The point has not been suggested, and I am not to be understood as expressing a definite opinion upon it for the lack of time for investigation, but it is questionable whether the parol agreement under the circumstances is within the statute. The trade was an entire one, that the plaintiff should buy the stock of goods and the defendant Copeland should lease the store. The plaintiff's part of the contract was fully performed, and the defendant should be required to perform his. See Gee v. Hicks, Rich, Eq. Cas. 5; Comptonv. Martin, 5 Rich. 14; Hill v. Smith, 12 Rich. 698.

That there was, according to these authorities, sufficient part performance by Workman to take the case out of the statute and to warrant a decree of specific performance I have not a doubt. Workman fully complied with his bargain; paid the purchase price of the stock of goods; went into possession of the stores under the contract; paid the rent every month; and, what is of the greatest consequence in my opinion, so altered his circumstances and condition, that it would be impossible to restore him thereto; he bought a stock of goods, had them on his hands with the burden of disposing of them at a profit, embarked upon a new and uncharted sea for him, with all the risks of storm and shipwreck, none of which he would have undertaken but for Copeland's agreement.
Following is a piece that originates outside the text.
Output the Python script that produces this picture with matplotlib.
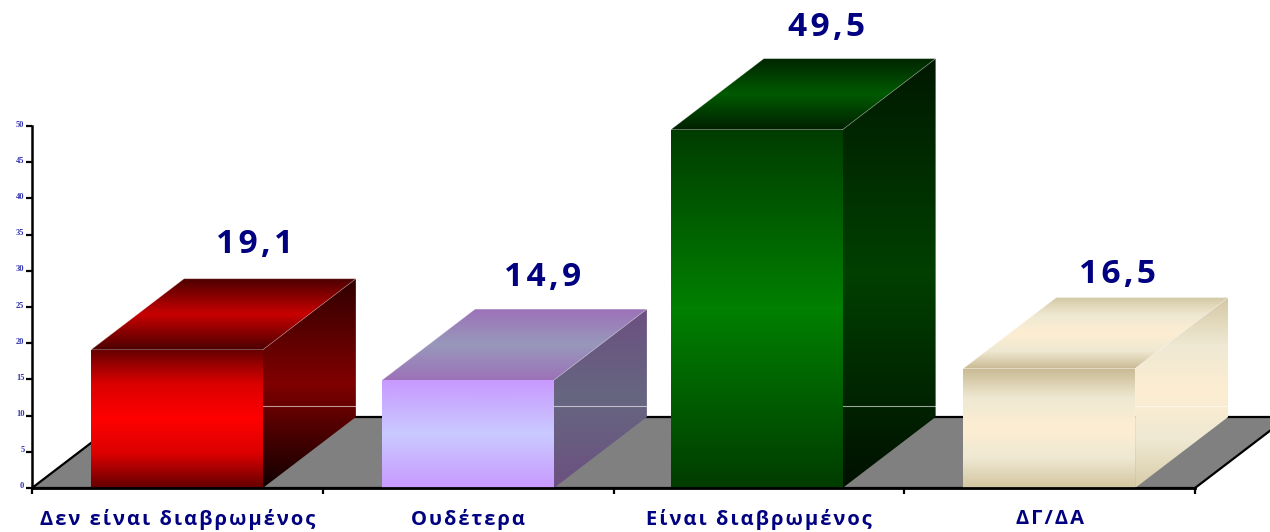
import numpy as np
import matplotlib
matplotlib.use('Agg')
import matplotlib.pyplot as plt
from matplotlib.colors import LinearSegmentedColormap
from matplotlib.patches import Polygon
from matplotlib.transforms import ScaledTranslation

# data
categories = ['Δεν είναι διαβρωμένος', 'Ουδέτερα', 'Είναι διαβρωμένος', 'ΔΓ/ΔΑ']
values = [19.1, 14.9, 49.5, 16.5]
value_labels = ['19,1', '14,9', '49,5', '16,5']
y_ticks = [0, 5, 10, 15, 20, 25, 30, 35, 40, 45, 50]

# gradient stops top -> middle -> bottom for each face of each bar
front_cols = [['#640000', '#dc0000', '#ff0000', '#dc0000', '#640000'],
              ['#c899ff', '#cacaff', '#c899ff'],
              ['#003c00', '#008000', '#003c00'],
              ['#c8b992', '#efe8d2', '#fdeed3', '#efe8d2', '#d2c5a0']]
top_cols = [['#4a0000', '#c80000', '#4a0000'],
            ['#9c72b8', '#9898bb', '#9c72b8'],
            ['#002400', '#005a00', '#001f00'],
            ['#d4c8a4', '#efe8d2', '#fdeed3', '#efe8d2', '#c8b992']]
side_cols = [['#300000', '#800000', '#100000'],
             ['#6c5080', '#666680', '#6c5080'],
             ['#001800', '#004000', '#001000'],
             ['#d4c8a4', '#efe8d2', '#fdeed3', '#efe8d2', '#d8cca8']]

# pixel layout of the reference
W, H = 1270, 532
x0_px, y0_px = 32, 488
x_unit = 290.75   # px per category
y_unit = 7.24     # px per value unit
bar_off = [0.203, 0.204, 0.197, 0.203]
bar_w = 0.591
dx = 93 / x_unit
dy = 71 / y_unit
grid_val = 11.3
hair = '\u200a'
text_fonts = ['Open Sans', 'DejaVu Sans']


def spaced(s, n=1):
    # the original text is letter spaced
    return (hair * n).join(s)


def face(ax, pts, cols):
    pts = np.array(pts)
    cmap = LinearSegmentedColormap.from_list('f', cols, N=512)
    grad = np.linspace(0, 1, 512).reshape(-1, 1)
    ext = [pts[:, 0].min(), pts[:, 0].max(), pts[:, 1].min(), pts[:, 1].max()]
    im = ax.imshow(grad, cmap=cmap, extent=ext, origin='upper', aspect='auto',
                   interpolation='bilinear', zorder=3)
    im.set_clip_path(Polygon(pts, closed=True, transform=ax.transData))


fig = plt.figure(figsize=(W / 100, H / 100), dpi=100)
ax = fig.add_axes([0, 0, 1, 1])

# floor
floor = Polygon([(0, 0), (4, 0), (4 + dx, dy), (dx, dy)], closed=True, fc='#808080',
                ec='black', lw=1.6, zorder=1)
ax.add_patch(floor)

for i, v in enumerate(values):
    l = i + bar_off[i]
    r = l + bar_w
    face(ax, [(l, 0), (r, 0), (r, v), (l, v)], front_cols[i])
    face(ax, [(l, v), (r, v), (r + dx, v + dy), (l + dx, v + dy)], top_cols[i])
    face(ax, [(r, 0), (r + dx, dy), (r + dx, v + dy), (r, v)], side_cols[i])
    ax.plot([r, r + dx], [grid_val, grid_val], color='#ffffff', alpha=0.6, lw=0.8, zorder=4)
    ax.plot([r, r + dx], [v, v + dy], color='#ffffff', alpha=0.3, lw=0.6, zorder=4)
    ax.plot([l, l + dx, r + dx], [v, v + dy, v + dy], color='#ffffff', alpha=0.3, lw=0.6, zorder=4)

# value labels sit above the back of the box
lab_dx = [0.265, 0.257, 0.234, 0.234]
lab_dy = [4.75, 4.4, 4.35, 3.15]
for i, v in enumerate(values):
    ax.text(i + 0.5 + lab_dx[i], v + dy + lab_dy[i], spaced(value_labels[i], 1), color='#000080',
            fontsize=24, fontweight='bold', family=text_fonts, ha='center', va='center', zorder=5)

ax.set_xlim(-x0_px / x_unit, (W - x0_px) / x_unit)
ax.set_ylim((y0_px - H) / y_unit, y0_px / y_unit)

for s in ['top', 'right']:
    ax.spines[s].set_visible(False)
ax.patch.set_visible(False)
ax.spines['left'].set_position(('data', 0))
ax.spines['left'].set_bounds(0, 50)
ax.spines['bottom'].set_position(('data', 0))
ax.spines['bottom'].set_bounds(0, 4)
ax.spines['left'].set_linewidth(1.8)
ax.spines['bottom'].set_linewidth(2.0)
ax.spines['left'].set_zorder(6)
ax.spines['bottom'].set_zorder(6)

ax.set_yticks(y_ticks)
ax.set_yticklabels([str(t) for t in y_ticks], family='Liberation Serif', fontweight='bold',
                   fontsize=6, color='#3333b0', va='center')
ax.tick_params(axis='y', length=4, width=1.6, pad=1.5)
for t in ax.get_yticklabels():
    t.set_transform(t.get_transform() + ScaledTranslation(0, 1.5 / 100, fig.dpi_scale_trans))
ax.set_xticks(range(5))
ax.set_xticklabels([])
ax.tick_params(axis='x', which='major', length=4.5, width=1.6)
ax.set_xticks(np.arange(4) + 0.5, [spaced(c) for c in categories], minor=True)
ax.tick_params(axis='x', which='minor', length=0, pad=15, labelsize=14.5, labelcolor='#000080')
for t in ax.get_xticklabels(minor=True):
    t.set_fontweight('bold')
    t.set_family(text_fonts)

fig.savefig('out.png', dpi=100)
To hold that at a time of inflated values and rent profiteering Copeland should be allowed to sell his property and the buyer to raise the rent from $500 to $1,500 a year, after the discovery that a verbal lease is good only for one year, is a conclusion to which I do not subscribe.

The argument that Copeland and his company were separate entities, and that for that reason the contracts were separate and distinct, suggests a conclusion that is in the teeth of the facts and has no support in the law. If *236 they were separate entities, I know of no principle of law or justice that would prevent a third party from being bound by his personal undertaking, upon the consideration of which one of the contracting parties assumed obligations to the other. Copeland was deeply interested personally in the corporation and in disposing of the stock of goods which belonged to it; I can see no reason why his personal obligations, which induced the trade with the corporation, should not be supported by the risk of loss which Workman assumed.

I think therefore that the decree should be reversed, and that the case should be recommitted to the special master to complete the testimony and make his report in conformity with the conclusions herein announced, which, however, should not be deemed decisive of the issues of fact in the case.